The real mountaineer

A man of average activity could, probably, actually climb, without any particular experience, most of, or all, the more difficult rock peaks under good conditions of weather and the like. But how different from the really practical mountaineer, who strives to make an art of his pastime. Watch the latter. First and foremost, he knows when to turn back, and does not hesitate to act as his judgment directs. He bears in mind that there is pleasure to be obtained from mountaineering even though the programme may not be carried out in its entirety as planned, and realises to the full that

 
’Tis better to have climbed and failed
Than never to have climbed at all.
 

His companions are always safe with him, his climbing unselfish; he never dislodges a loose stone – except purposely – either with hands, feet, or the loose rope; he is always as firm as circumstances will permit, prepared to withstand any sudden slip; he never puts forth more strength at each step than is necessary, thus saving his powers, being always ready in an emergency, and never degenerating into that most dangerous of encumbrances, a tired member of a united party: not, of course, that the vast majority of amateurs can ever hope, with their imperfect practice, to attain to the level of even a second-rate guide; still, by bringing his intelligence to bear on this, as he does on any other amusement, the amateur can render himself something more than a thoroughly reliable companion on any justifiable expedition.

Conclusion

Let the spirit of competition lead young climbers to strive after excellence in this direction, rather than, as is too commonly the case, induce them to take “Times” as the criterion of mountaineering proficiency.
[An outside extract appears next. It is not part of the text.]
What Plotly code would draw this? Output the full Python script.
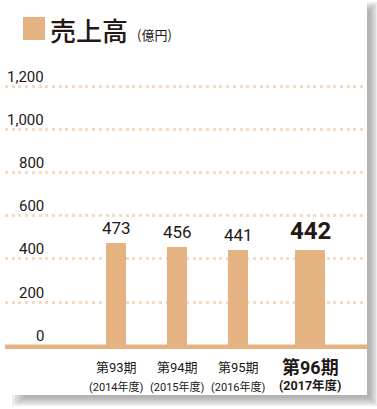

There are instructors enough. Even from an inferior guide an infinite amount may be learnt; at the least such a one can recognise the real danger of the Alps, and in this respect possesses a faculty which is one of the chief the mountaineer has to acquire. Let the spirit in which the Alps are climbed be of some such nature as that I have attempted to indicate, and accidents such as those recorded in Mr. C. E. Mathews’ grim list will be of such rare occurrence that they will never be called up to discredit mountaineering. If, perchance, any words here written shall prompt in the future the climber to perfect his art more and more while frequenting the old haunts, and to extend and utilise mountaineering still more, then at least the writer may feel, like the mountain when it had brought forth the ridiculous mouse, that his labour has not been wholly in vain. Yet more: his gloomy forebodings shall be falsified, and with respect to the future of mountaineering the outlook will be bright enough.

14Vide Alpine Journal, vol. xi. p. 78. “The Alpine Obituary,” by C. E. Mathews.